§ **Input data**
----------
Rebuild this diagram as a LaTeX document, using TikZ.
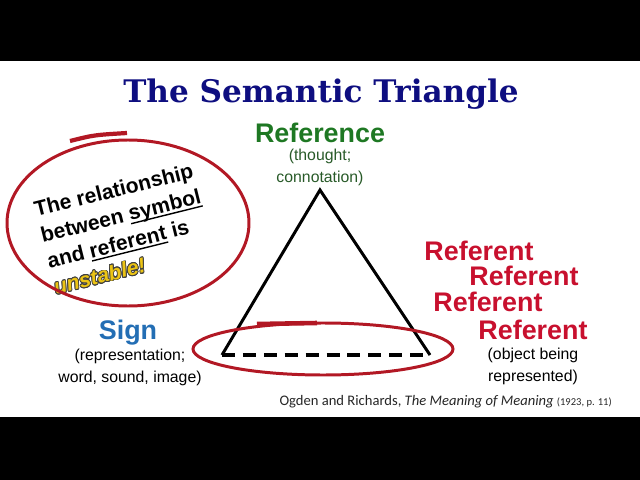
----------
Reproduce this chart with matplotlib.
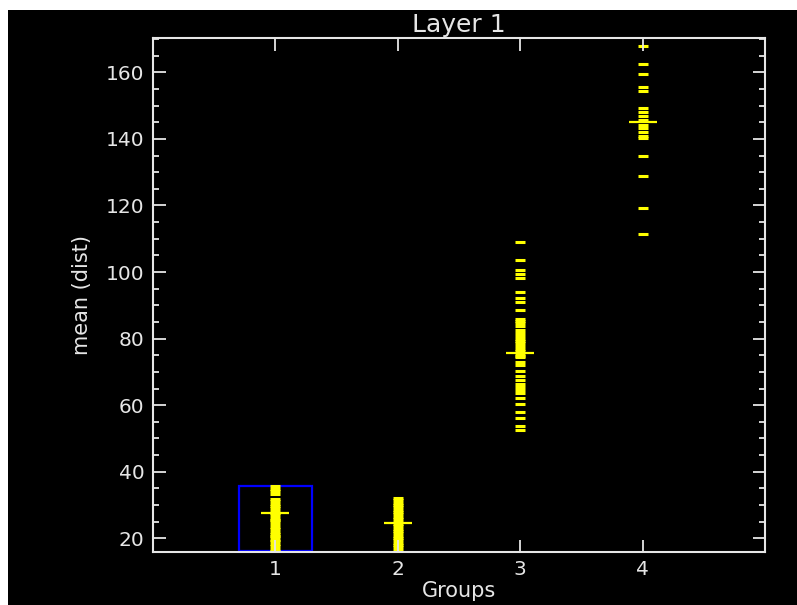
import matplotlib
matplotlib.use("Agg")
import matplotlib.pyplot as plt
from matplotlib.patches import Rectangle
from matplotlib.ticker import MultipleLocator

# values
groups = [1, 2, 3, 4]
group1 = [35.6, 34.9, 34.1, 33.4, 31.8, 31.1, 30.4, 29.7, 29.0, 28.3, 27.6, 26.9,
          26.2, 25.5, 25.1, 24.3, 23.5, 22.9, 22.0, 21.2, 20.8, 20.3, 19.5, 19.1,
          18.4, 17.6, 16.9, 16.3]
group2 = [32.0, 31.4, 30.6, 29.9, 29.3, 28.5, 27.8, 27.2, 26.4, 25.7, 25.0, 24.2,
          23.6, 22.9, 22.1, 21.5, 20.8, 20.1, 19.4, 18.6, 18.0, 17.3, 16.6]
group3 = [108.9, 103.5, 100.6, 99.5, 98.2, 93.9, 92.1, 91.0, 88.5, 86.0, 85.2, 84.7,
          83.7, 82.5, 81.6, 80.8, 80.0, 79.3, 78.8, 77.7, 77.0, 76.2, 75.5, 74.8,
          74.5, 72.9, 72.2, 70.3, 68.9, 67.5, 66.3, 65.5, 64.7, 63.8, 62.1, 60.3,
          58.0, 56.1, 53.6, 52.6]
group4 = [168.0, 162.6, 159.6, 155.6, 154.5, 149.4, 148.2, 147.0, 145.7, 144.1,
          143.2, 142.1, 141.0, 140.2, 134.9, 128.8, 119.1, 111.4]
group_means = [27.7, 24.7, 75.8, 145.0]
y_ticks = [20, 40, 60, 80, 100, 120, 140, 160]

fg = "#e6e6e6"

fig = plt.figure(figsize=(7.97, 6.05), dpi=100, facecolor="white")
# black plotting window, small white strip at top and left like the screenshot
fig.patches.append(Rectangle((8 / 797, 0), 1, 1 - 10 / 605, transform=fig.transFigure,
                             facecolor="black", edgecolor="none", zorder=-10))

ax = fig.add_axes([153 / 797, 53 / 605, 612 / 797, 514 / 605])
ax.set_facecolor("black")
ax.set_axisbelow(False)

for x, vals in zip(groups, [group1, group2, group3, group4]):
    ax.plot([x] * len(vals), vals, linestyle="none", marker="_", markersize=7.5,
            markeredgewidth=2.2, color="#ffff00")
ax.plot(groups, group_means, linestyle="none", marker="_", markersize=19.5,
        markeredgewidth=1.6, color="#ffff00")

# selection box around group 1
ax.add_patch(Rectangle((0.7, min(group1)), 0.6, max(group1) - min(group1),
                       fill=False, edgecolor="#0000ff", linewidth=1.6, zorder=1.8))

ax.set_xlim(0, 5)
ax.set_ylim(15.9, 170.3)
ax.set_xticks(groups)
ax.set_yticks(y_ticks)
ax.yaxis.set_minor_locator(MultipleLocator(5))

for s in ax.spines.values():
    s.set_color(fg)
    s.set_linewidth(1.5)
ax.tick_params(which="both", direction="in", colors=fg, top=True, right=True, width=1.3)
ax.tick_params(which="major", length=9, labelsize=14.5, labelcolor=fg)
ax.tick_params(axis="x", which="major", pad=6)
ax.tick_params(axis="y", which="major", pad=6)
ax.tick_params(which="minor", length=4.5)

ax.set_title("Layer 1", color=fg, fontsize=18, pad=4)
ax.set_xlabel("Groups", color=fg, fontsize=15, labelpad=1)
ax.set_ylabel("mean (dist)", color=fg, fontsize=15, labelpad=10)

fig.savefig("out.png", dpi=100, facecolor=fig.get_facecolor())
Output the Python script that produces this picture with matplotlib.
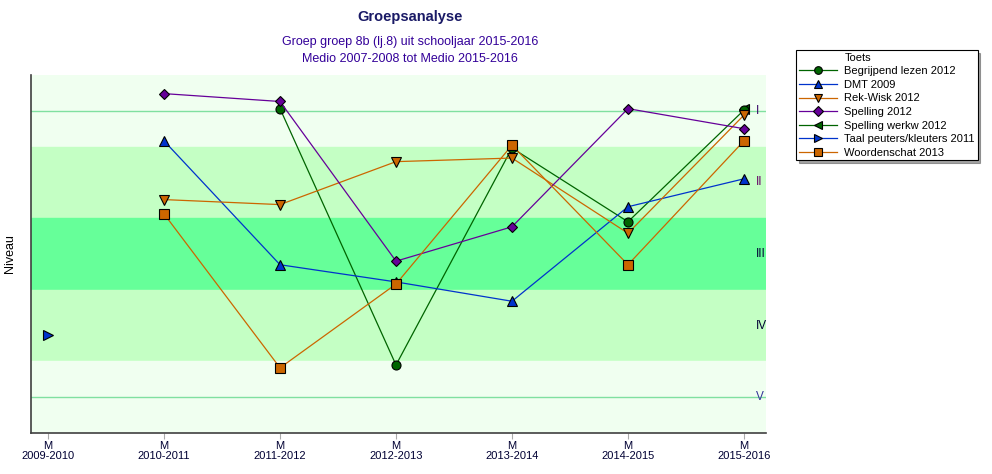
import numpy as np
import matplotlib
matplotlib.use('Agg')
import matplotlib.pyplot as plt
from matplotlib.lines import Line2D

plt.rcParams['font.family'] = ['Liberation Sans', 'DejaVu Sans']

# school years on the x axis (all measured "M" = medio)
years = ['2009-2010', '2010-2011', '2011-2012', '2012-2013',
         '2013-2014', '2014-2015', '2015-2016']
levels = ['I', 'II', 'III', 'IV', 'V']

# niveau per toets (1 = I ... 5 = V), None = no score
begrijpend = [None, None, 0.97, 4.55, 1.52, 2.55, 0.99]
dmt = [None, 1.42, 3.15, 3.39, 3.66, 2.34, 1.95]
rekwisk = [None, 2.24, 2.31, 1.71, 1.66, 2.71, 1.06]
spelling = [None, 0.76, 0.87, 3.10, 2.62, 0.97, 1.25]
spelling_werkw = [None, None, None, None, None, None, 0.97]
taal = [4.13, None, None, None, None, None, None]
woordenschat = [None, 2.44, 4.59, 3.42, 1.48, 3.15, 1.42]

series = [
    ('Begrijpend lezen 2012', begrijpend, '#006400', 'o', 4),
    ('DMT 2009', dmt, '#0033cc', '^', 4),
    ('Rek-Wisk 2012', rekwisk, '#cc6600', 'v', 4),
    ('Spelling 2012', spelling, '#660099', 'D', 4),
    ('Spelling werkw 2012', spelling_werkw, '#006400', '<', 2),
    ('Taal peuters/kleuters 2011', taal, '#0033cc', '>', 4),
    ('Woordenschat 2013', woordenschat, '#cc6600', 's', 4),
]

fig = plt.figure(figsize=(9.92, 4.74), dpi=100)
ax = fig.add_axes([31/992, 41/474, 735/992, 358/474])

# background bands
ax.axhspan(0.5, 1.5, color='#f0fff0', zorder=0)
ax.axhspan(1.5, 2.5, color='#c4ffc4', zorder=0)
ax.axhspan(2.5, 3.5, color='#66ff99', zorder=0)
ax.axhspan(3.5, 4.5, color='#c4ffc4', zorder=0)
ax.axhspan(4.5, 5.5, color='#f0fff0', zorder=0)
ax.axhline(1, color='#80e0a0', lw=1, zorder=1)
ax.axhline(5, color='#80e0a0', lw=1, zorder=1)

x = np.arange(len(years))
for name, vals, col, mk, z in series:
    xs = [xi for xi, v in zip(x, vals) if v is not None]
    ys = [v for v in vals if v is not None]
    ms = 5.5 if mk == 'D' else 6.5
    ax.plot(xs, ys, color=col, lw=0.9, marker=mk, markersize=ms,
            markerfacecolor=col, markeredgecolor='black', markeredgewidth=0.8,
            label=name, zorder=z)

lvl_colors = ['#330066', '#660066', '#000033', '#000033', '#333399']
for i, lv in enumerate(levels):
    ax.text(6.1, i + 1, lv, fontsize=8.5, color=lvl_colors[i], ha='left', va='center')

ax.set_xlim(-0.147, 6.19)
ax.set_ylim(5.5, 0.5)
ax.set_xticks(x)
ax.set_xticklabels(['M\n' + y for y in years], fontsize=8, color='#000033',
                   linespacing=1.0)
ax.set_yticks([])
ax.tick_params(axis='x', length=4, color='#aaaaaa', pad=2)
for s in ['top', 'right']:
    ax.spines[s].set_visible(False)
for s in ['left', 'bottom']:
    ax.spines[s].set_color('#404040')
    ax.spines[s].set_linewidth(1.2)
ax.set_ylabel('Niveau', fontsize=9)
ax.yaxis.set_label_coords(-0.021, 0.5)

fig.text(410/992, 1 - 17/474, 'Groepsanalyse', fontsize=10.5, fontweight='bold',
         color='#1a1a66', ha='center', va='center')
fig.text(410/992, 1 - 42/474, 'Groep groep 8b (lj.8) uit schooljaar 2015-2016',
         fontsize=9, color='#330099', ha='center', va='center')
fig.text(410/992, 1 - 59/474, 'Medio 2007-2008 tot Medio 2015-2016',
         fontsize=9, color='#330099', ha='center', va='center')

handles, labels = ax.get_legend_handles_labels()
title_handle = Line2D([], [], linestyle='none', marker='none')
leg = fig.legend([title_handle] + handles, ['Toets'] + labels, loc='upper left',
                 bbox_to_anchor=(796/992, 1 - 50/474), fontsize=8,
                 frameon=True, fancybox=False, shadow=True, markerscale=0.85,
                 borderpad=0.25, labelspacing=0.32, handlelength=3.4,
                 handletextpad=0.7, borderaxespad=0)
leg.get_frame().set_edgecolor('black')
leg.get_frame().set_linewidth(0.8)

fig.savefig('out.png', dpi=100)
----------
§ **Work required**
Restate word for word the lines that begin at the one with "Output the Python" and end at the one with "woordenschat = [None, 2.44, 4.59, 3.42, 1.48, 3.15, 1.42]", including both, and leave every picture aside.

§ **Correct answer**
Output the Python script that produces this picture with matplotlib.
import numpy as np
import matplotlib
matplotlib.use('Agg')
import matplotlib.pyplot as plt
from matplotlib.lines import Line2D

plt.rcParams['font.family'] = ['Liberation Sans', 'DejaVu Sans']

# school years on the x axis (all measured "M" = medio)
years = ['2009-2010', '2010-2011', '2011-2012', '2012-2013',
         '2013-2014', '2014-2015', '2015-2016']
levels = ['I', 'II', 'III', 'IV', 'V']

# niveau per toets (1 = I ... 5 = V), None = no score
begrijpend = [None, None, 0.97, 4.55, 1.52, 2.55, 0.99]
dmt = [None, 1.42, 3.15, 3.39, 3.66, 2.34, 1.95]
rekwisk = [None, 2.24, 2.31, 1.71, 1.66, 2.71, 1.06]
spelling = [None, 0.76, 0.87, 3.10, 2.62, 0.97, 1.25]
spelling_werkw = [None, None, None, None, None, None, 0.97]
taal = [4.13, None, None, None, None, None, None]
woordenschat = [None, 2.44, 4.59, 3.42, 1.48, 3.15, 1.42]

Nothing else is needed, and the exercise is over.